I sincerely hope that this war will be the watershed event that causes the Army to retain significant force structure geared for this type of conflict, but with our institutional history as a guide, I doubt that we will. The next time this sort of thing pops up, the Army will unnecessarily re-invent the wheel.
On July 2, 2008 at 12:52 am, Brian H said:
It seems that the junior and mid-level force members adapted quite well to changing demands, but that “highers” engaged in doctrinal turf wars.
I would also like to see some of this analysis acknowledge that even a “large footprint” strategy would have had significant downsides, many of them very serious and unpredictable, rather than just assuming that avoiding the difficulties that did occur would have meant smooth and successful transition.
On July 2, 2008 at 10:06 am, COL Reese said:
The postings by our Captain and others have been quite interesting. Picking up on the kinetic and non-kinetic issue shows quite a bit of insight!
The record of learning from the past is a mixed bag in any profession, and perhaps more so in the military. Generals are often accused of fighting the last war, or of fighting wars based on a false premise about this or that alleged revolution in military affairs. I’d like to offer another perspective.

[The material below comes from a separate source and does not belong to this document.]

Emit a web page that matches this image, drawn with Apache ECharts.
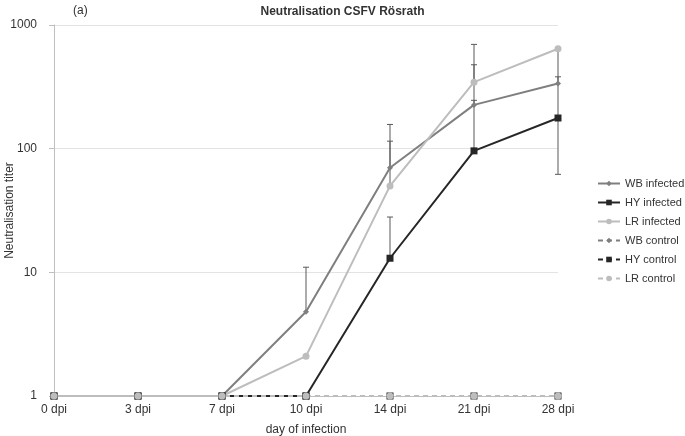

As the great British military historian, Sir Michael Howard, once said, “I am tempted to declare that whatever doctrine the Armed Forces are working on now, they have got it wrong. I am also tempted to declare that it does not matter that they have got it wrong. What does matter is their capacity to get it right quickly once the moment arrives. It is this flexibility both in the minds of the Armed Forces and in their organization, that above all needs to be developed in peacetime.”
Predicting the nature of fighting or the nature of a future war is very hard, if not impossible. Even the vaunted German Army of 1939 and 1940 found itself unable to win against Russia and the UK in 1941 and 1942 employing the same operational strategy, equipment and well trained Army that succeeded so brilliantly in Poland, France and elsewhere.
As we write in the book, pre-war assumptions about the likely nature of Iraq after Saddam proved to be way off the mark. Thus, pre-war assumptions about how to plan for and what means to employ in the post-invasion phase of the campaign were implemented at precisely the time that a new reality was making itself known on the ground. That new reality included massive looting and destruction of Iraq’s decrepit physical infrastructure, collapse of all civil administration, a collapse of law and order, economic collapse, massive political friction, and violent resistance to the US and its allies by a complex set of enemies. By July 2003, it was clear that the April-June decisions had to be massively changed.
Whether the US Army, to use Howard’s phrase above, “got it right” quickly enough after the summer of 2003, would seem to me to be the most interesting historical verdict. One that I believe it is too soon to render.